= Recorded data =
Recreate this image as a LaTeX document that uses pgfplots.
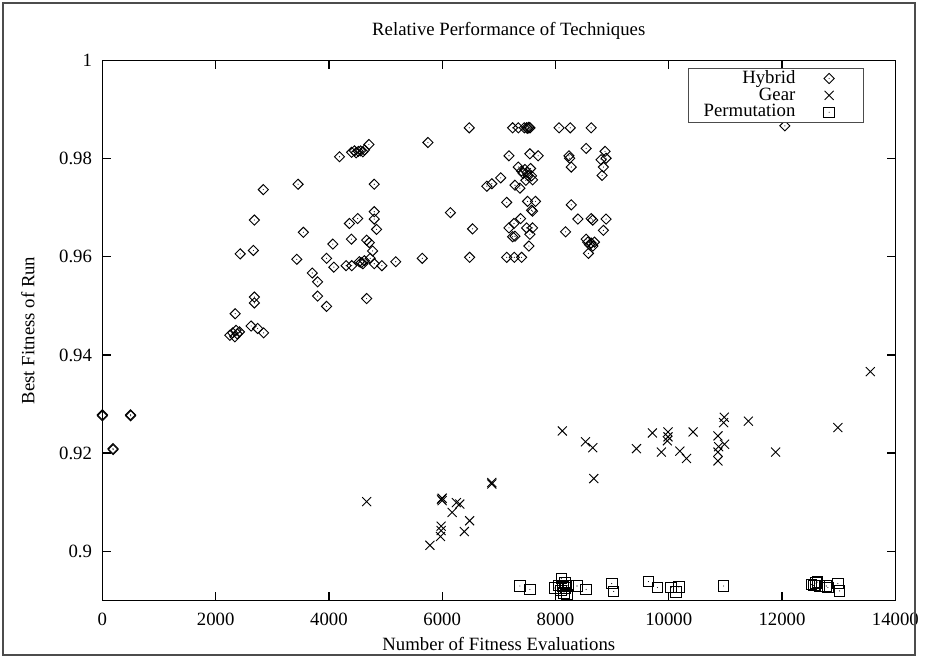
\documentclass[border=0pt]{standalone}
\usepackage{fontspec}
\setmainfont{Liberation Serif}
\usepackage{pgfplots}
\pgfplotsset{compat=1.18}
\pgfdeclareplotmark{gdiamond}{%
 \pgfpathmoveto{\pgfqpoint{0pt}{\pgfplotmarksize}}%
 \pgfpathlineto{\pgfqpoint{\pgfplotmarksize}{0pt}}%
 \pgfpathlineto{\pgfqpoint{0pt}{-\pgfplotmarksize}}%
 \pgfpathlineto{\pgfqpoint{-\pgfplotmarksize}{0pt}}%
 \pgfpathclose\pgfusepathqstroke
 \pgfpathcircle{\pgfpointorigin}{0.3pt}\pgfusepathqfill}
\pgfdeclareplotmark{gsquare}{%
 \pgfpathrectangle{\pgfqpoint{-\pgfplotmarksize}{-\pgfplotmarksize}}{\pgfqpoint{2\pgfplotmarksize}{2\pgfplotmarksize}}%
 \pgfusepathqstroke
 \pgfpathcircle{\pgfpointorigin}{0.3pt}\pgfusepathqfill}
\begin{document}
\begin{tikzpicture}
\begin{axis}[
 scale only axis, width=422.9pt, height=287.8pt,
 xmin=0, xmax=14000, ymin=0.89, ymax=1,
 xtick={0,2000,...,14000}, ytick={0.9,0.92,0.94,0.96,0.98,1},
 tick align=inside, xtick pos=both, ytick pos=both, major tick length=4.5pt,
 tick style={line width=0.7pt, black},
 scaled ticks=false,
 /pgf/number format/assume math mode=true,
 xticklabel style={/pgf/number format/1000 sep={}, yshift=-3.5pt},
 yticklabel style={/pgf/number format/fixed, /pgf/number format/precision=2, xshift=-2pt},
 font=\fontsize{10}{12}\selectfont,
 every axis title shift=0pt,
 title={Relative Performance of Techniques},
 title style={at={(rel axis cs:0.5125,1.0552)}, anchor=center},
 xlabel={Number of Fitness Evaluations},
 xlabel style={at={(rel axis cs:0.5,-0.082)}, anchor=center},
 ylabel={Best Fitness of Run},
 ylabel style={at={(rel axis cs:-0.094,0.5)}, anchor=center},
 clip=false,
 legend plot pos=right,
 legend cell align=right,
 legend image code/.code={\path[draw=none] (0pt,0pt) -- (28.5pt,0pt); \draw[#1] plot[only marks] coordinates {(18pt,0pt)};},
 legend style={at={(rel axis cs:0.961,0.987)}, anchor=north east, draw=gray!60!black, line width=0.6pt,
   inner xsep=8pt, inner ysep=1pt, row sep=0pt,
   nodes={inner sep=0pt, text height=7pt, text depth=2pt}},
]
\addplot[only marks, mark=gdiamond, mark size=2.7pt, line width=0.5pt] table {
x y
0 0.9278
0 0.9276
497 0.9278
500 0.9276
188 0.9209
190 0.9207
2250 0.9440
2300 0.9445
2340 0.9437
2380 0.9443
2420 0.9447
2360 0.9450
2626 0.9459
2742 0.9454
2847 0.9445
2345 0.9484
2684 0.9518
2684 0.9506
2433 0.9606
2666 0.9613
2684 0.9675
2841 0.9737
3455 0.9748
3549 0.9650
3433 0.9595
3706 0.9567
3800 0.9549
3800 0.9520
3958 0.9499
3958 0.9597
4069 0.9626
4087 0.9579
4187 0.9804
4303 0.9582
4403 0.9582
4362 0.9668
4508 0.9678
4397 0.9636
4400 0.9813
4450 0.9816
4480 0.9812
4520 0.9815
4560 0.9816
4600 0.9814
4630 0.9818
4706 0.9829
4537 0.9590
4570 0.9588
4600 0.9586
4625 0.9592
4666 0.9634
4713 0.9629
4771 0.9612
4729 0.9597
4800 0.9586
4935 0.9582
4666 0.9515
4800 0.9748
4800 0.9692
4800 0.9677
4841 0.9656
5180 0.9590
5648 0.9597
5748 0.9833
6145 0.9690
6478 0.9863
6484 0.9599
6536 0.9657
6788 0.9744
6876 0.9749
7033 0.9761
7139 0.9711
7139 0.9599
7273 0.9599
7402 0.9599
7179 0.9806
7179 0.9659
7267 0.9668
7384 0.9678
7244 0.9641
7285 0.9642
7244 0.9863
7344 0.9863
7450 0.9863
7490 0.9863
7510 0.9862
7530 0.9864
7550 0.9863
7285 0.9746
7372 0.9740
7343 0.9783
7400 0.9775
7430 0.9770
7460 0.9778
7500 0.9772
7520 0.9765
7560 0.9780
7577 0.9765
7477 0.9756
7595 0.9757
7490 0.9659
7595 0.9659
7548 0.9646
7507 0.9713
7647 0.9713
7577 0.9695
7595 0.9693
7531 0.9622
7548 0.9810
7694 0.9806
8063 0.9863
8261 0.9863
8630 0.9863
8542 0.9821
8238 0.9806
8250 0.9801
8279 0.9783
8875 0.9815
8805 0.9798
8893 0.9801
8846 0.9783
8823 0.9766
8279 0.9706
8396 0.9677
8630 0.9678
8658 0.9675
8893 0.9677
8178 0.9651
8846 0.9654
8542 0.9636
8570 0.9630
8600 0.9625
8630 0.9628
8660 0.9622
8688 0.9630
8582 0.9607
12050 0.9867
};
\addlegendentry{Hybrid}
\addplot[only marks, mark=x, mark size=3.4pt, line width=0.5pt] table {
x y
4666 0.9101
5783 0.9012
5981 0.9051
5981 0.9042
5970 0.9030
5987 0.9106
5999 0.9103
6000 0.9108
6175 0.9079
6250 0.9099
6310 0.9096
6391 0.9040
6484 0.9062
6876 0.9140
6876 0.9137
8121 0.9245
8530 0.9223
8658 0.9211
8676 0.9148
9430 0.9209
9711 0.9241
9870 0.9202
9986 0.9243
9986 0.9233
9975 0.9225
10196 0.9204
10313 0.9189
10430 0.9243
10869 0.9235
10880 0.9213
10985 0.9218
10869 0.9202
10869 0.9184
10980 0.9273
10968 0.9262
11406 0.9265
11887 0.9202
12986 0.9252
13559 0.9366
};
\addlegendentry{Gear}
\addplot[only marks, mark=gsquare, mark size=2.8pt, line width=0.5pt] table {
x y
7372 0.8929
7548 0.8922
8103 0.8944
7990 0.8925
8050 0.8930
8100 0.8920
8130 0.8928
8150 0.8915
8180 0.8925
8200 0.8912
8220 0.8930
8170 0.8935
8379 0.8929
8542 0.8922
8993 0.8934
9028 0.8918
9641 0.8938
9799 0.8926
10043 0.8926
10131 0.8917
10178 0.8927
10968 0.8929
12517 0.8932
12622 0.8937
12663 0.8929
12780 0.8929
12810 0.8926
12985 0.8934
13015 0.8919
12560 0.8930
12600 0.8935
};
\addlegendentry{Permutation}
\pgfplotsinvokeforeach{2000,4000,6000,8000,10000,12000}{
  \draw[black, line width=0.7pt] (axis cs:#1,0.89) -- ++(0pt,4.5pt);
  \draw[black, line width=0.7pt] (axis cs:#1,1) -- ++(0pt,-4.5pt);
}
\pgfplotsinvokeforeach{0.9,0.92,0.94,0.96,0.98}{
  \draw[black, line width=0.7pt] (axis cs:0,#1) -- ++(4.5pt,0pt);
  \draw[black, line width=0.7pt] (axis cs:14000,#1) -- ++(-4.5pt,0pt);
}
\path (rel axis cs:-0.1291,-0.1068) rectangle (rel axis cs:1.0301,1.1123);
\draw[gray!60!black, line width=0.8pt] (rel axis cs:-0.1253,-0.1013) rectangle (rel axis cs:1.0251,1.1068);
\end{axis}
\end{tikzpicture}
\end{document}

= Set exercise =
Except for the pictures, reproduce every line exactly.

= Correct response =
Recreate this image as a LaTeX document that uses pgfplots.
\documentclass[border=0pt]{standalone}
\usepackage{fontspec}
\setmainfont{Liberation Serif}
\usepackage{pgfplots}
\pgfplotsset{compat=1.18}
\pgfdeclareplotmark{gdiamond}{%
 \pgfpathmoveto{\pgfqpoint{0pt}{\pgfplotmarksize}}%
 \pgfpathlineto{\pgfqpoint{\pgfplotmarksize}{0pt}}%
 \pgfpathlineto{\pgfqpoint{0pt}{-\pgfplotmarksize}}%
 \pgfpathlineto{\pgfqpoint{-\pgfplotmarksize}{0pt}}%
 \pgfpathclose\pgfusepathqstroke
 \pgfpathcircle{\pgfpointorigin}{0.3pt}\pgfusepathqfill}
\pgfdeclareplotmark{gsquare}{%
 \pgfpathrectangle{\pgfqpoint{-\pgfplotmarksize}{-\pgfplotmarksize}}{\pgfqpoint{2\pgfplotmarksize}{2\pgfplotmarksize}}%
 \pgfusepathqstroke
 \pgfpathcircle{\pgfpointorigin}{0.3pt}\pgfusepathqfill}
\begin{document}
\begin{tikzpicture}
\begin{axis}[
 scale only axis, width=422.9pt, height=287.8pt,
 xmin=0, xmax=14000, ymin=0.89, ymax=1,
 xtick={0,2000,...,14000}, ytick={0.9,0.92,0.94,0.96,0.98,1},
 tick align=inside, xtick pos=both, ytick pos=both, major tick length=4.5pt,
 tick style={line width=0.7pt, black},
 scaled ticks=false,
 /pgf/number format/assume math mode=true,
 xticklabel style={/pgf/number format/1000 sep={}, yshift=-3.5pt},
 yticklabel style={/pgf/number format/fixed, /pgf/number format/precision=2, xshift=-2pt},
 font=\fontsize{10}{12}\selectfont,
 every axis title shift=0pt,
 title={Relative Performance of Techniques},
 title style={at={(rel axis cs:0.5125,1.0552)}, anchor=center},
 xlabel={Number of Fitness Evaluations},
 xlabel style={at={(rel axis cs:0.5,-0.082)}, anchor=center},
 ylabel={Best Fitness of Run},
 ylabel style={at={(rel axis cs:-0.094,0.5)}, anchor=center},
 clip=false,
 legend plot pos=right,
 legend cell align=right,
 legend image code/.code={\path[draw=none] (0pt,0pt) -- (28.5pt,0pt); \draw[#1] plot[only marks] coordinates {(18pt,0pt)};},
 legend style={at={(rel axis cs:0.961,0.987)}, anchor=north east, draw=gray!60!black, line width=0.6pt,
   inner xsep=8pt, inner ysep=1pt, row sep=0pt,
   nodes={inner sep=0pt, text height=7pt, text depth=2pt}},
]
\addplot[only marks, mark=gdiamond, mark size=2.7pt, line width=0.5pt] table {
x y
0 0.9278
0 0.9276
497 0.9278
500 0.9276
188 0.9209
190 0.9207
2250 0.9440
2300 0.9445
2340 0.9437
2380 0.9443
2420 0.9447
2360 0.9450
2626 0.9459
2742 0.9454
2847 0.9445
2345 0.9484
2684 0.9518
2684 0.9506
2433 0.9606
2666 0.9613
2684 0.9675
2841 0.9737
3455 0.9748
3549 0.9650
3433 0.9595
3706 0.9567
3800 0.9549
3800 0.9520
3958 0.9499
3958 0.9597
4069 0.9626
4087 0.9579
4187 0.9804
4303 0.9582
4403 0.9582
4362 0.9668
4508 0.9678
4397 0.9636
4400 0.9813
4450 0.9816
4480 0.9812
4520 0.9815
4560 0.9816
4600 0.9814
4630 0.9818
4706 0.9829
4537 0.9590
4570 0.9588
4600 0.9586
4625 0.9592
4666 0.9634
4713 0.9629
4771 0.9612
4729 0.9597
4800 0.9586
4935 0.9582
4666 0.9515
4800 0.9748
4800 0.9692
4800 0.9677
4841 0.9656
5180 0.9590
5648 0.9597
5748 0.9833
6145 0.9690
6478 0.9863
6484 0.9599
6536 0.9657
6788 0.9744
6876 0.9749
7033 0.9761
7139 0.9711
7139 0.9599
7273 0.9599
7402 0.9599
7179 0.9806
7179 0.9659
7267 0.9668
7384 0.9678
7244 0.9641
7285 0.9642
7244 0.9863
7344 0.9863
7450 0.9863
7490 0.9863
7510 0.9862
7530 0.9864
7550 0.9863
7285 0.9746
7372 0.9740
7343 0.9783
7400 0.9775
7430 0.9770
7460 0.9778
7500 0.9772
7520 0.9765
7560 0.9780
7577 0.9765
7477 0.9756
7595 0.9757
7490 0.9659
7595 0.9659
7548 0.9646
7507 0.9713
7647 0.9713
7577 0.9695
7595 0.9693
7531 0.9622
7548 0.9810
7694 0.9806
8063 0.9863
8261 0.9863
8630 0.9863
8542 0.9821
8238 0.9806
8250 0.9801
8279 0.9783
8875 0.9815
8805 0.9798
8893 0.9801
8846 0.9783
8823 0.9766
8279 0.9706
8396 0.9677
8630 0.9678
8658 0.9675
8893 0.9677
8178 0.9651
8846 0.9654
8542 0.9636
8570 0.9630
8600 0.9625
8630 0.9628
8660 0.9622
8688 0.9630
8582 0.9607
12050 0.9867
};
\addlegendentry{Hybrid}
\addplot[only marks, mark=x, mark size=3.4pt, line width=0.5pt] table {
x y
4666 0.9101
5783 0.9012
5981 0.9051
5981 0.9042
5970 0.9030
5987 0.9106
5999 0.9103
6000 0.9108
6175 0.9079
6250 0.9099
6310 0.9096
6391 0.9040
6484 0.9062
6876 0.9140
6876 0.9137
8121 0.9245
8530 0.9223
8658 0.9211
8676 0.9148
9430 0.9209
9711 0.9241
9870 0.9202
9986 0.9243
9986 0.9233
9975 0.9225
10196 0.9204
10313 0.9189
10430 0.9243
10869 0.9235
10880 0.9213
10985 0.9218
10869 0.9202
10869 0.9184
10980 0.9273
10968 0.9262
11406 0.9265
11887 0.9202
12986 0.9252
13559 0.9366
};
\addlegendentry{Gear}
\addplot[only marks, mark=gsquare, mark size=2.8pt, line width=0.5pt] table {
x y
7372 0.8929
7548 0.8922
8103 0.8944
7990 0.8925
8050 0.8930
8100 0.8920
8130 0.8928
8150 0.8915
8180 0.8925
8200 0.8912
8220 0.8930
8170 0.8935
8379 0.8929
8542 0.8922
8993 0.8934
9028 0.8918
9641 0.8938
9799 0.8926
10043 0.8926
10131 0.8917
10178 0.8927
10968 0.8929
12517 0.8932
12622 0.8937
12663 0.8929
12780 0.8929
12810 0.8926
12985 0.8934
13015 0.8919
12560 0.8930
12600 0.8935
};
\addlegendentry{Permutation}
\pgfplotsinvokeforeach{2000,4000,6000,8000,10000,12000}{
  \draw[black, line width=0.7pt] (axis cs:#1,0.89) -- ++(0pt,4.5pt);
  \draw[black, line width=0.7pt] (axis cs:#1,1) -- ++(0pt,-4.5pt);
}
\pgfplotsinvokeforeach{0.9,0.92,0.94,0.96,0.98}{
  \draw[black, line width=0.7pt] (axis cs:0,#1) -- ++(4.5pt,0pt);
  \draw[black, line width=0.7pt] (axis cs:14000,#1) -- ++(-4.5pt,0pt);
}
\path (rel axis cs:-0.1291,-0.1068) rectangle (rel axis cs:1.0301,1.1123);
\draw[gray!60!black, line width=0.8pt] (rel axis cs:-0.1253,-0.1013) rectangle (rel axis cs:1.0251,1.1068);
\end{axis}
\end{tikzpicture}
\end{document}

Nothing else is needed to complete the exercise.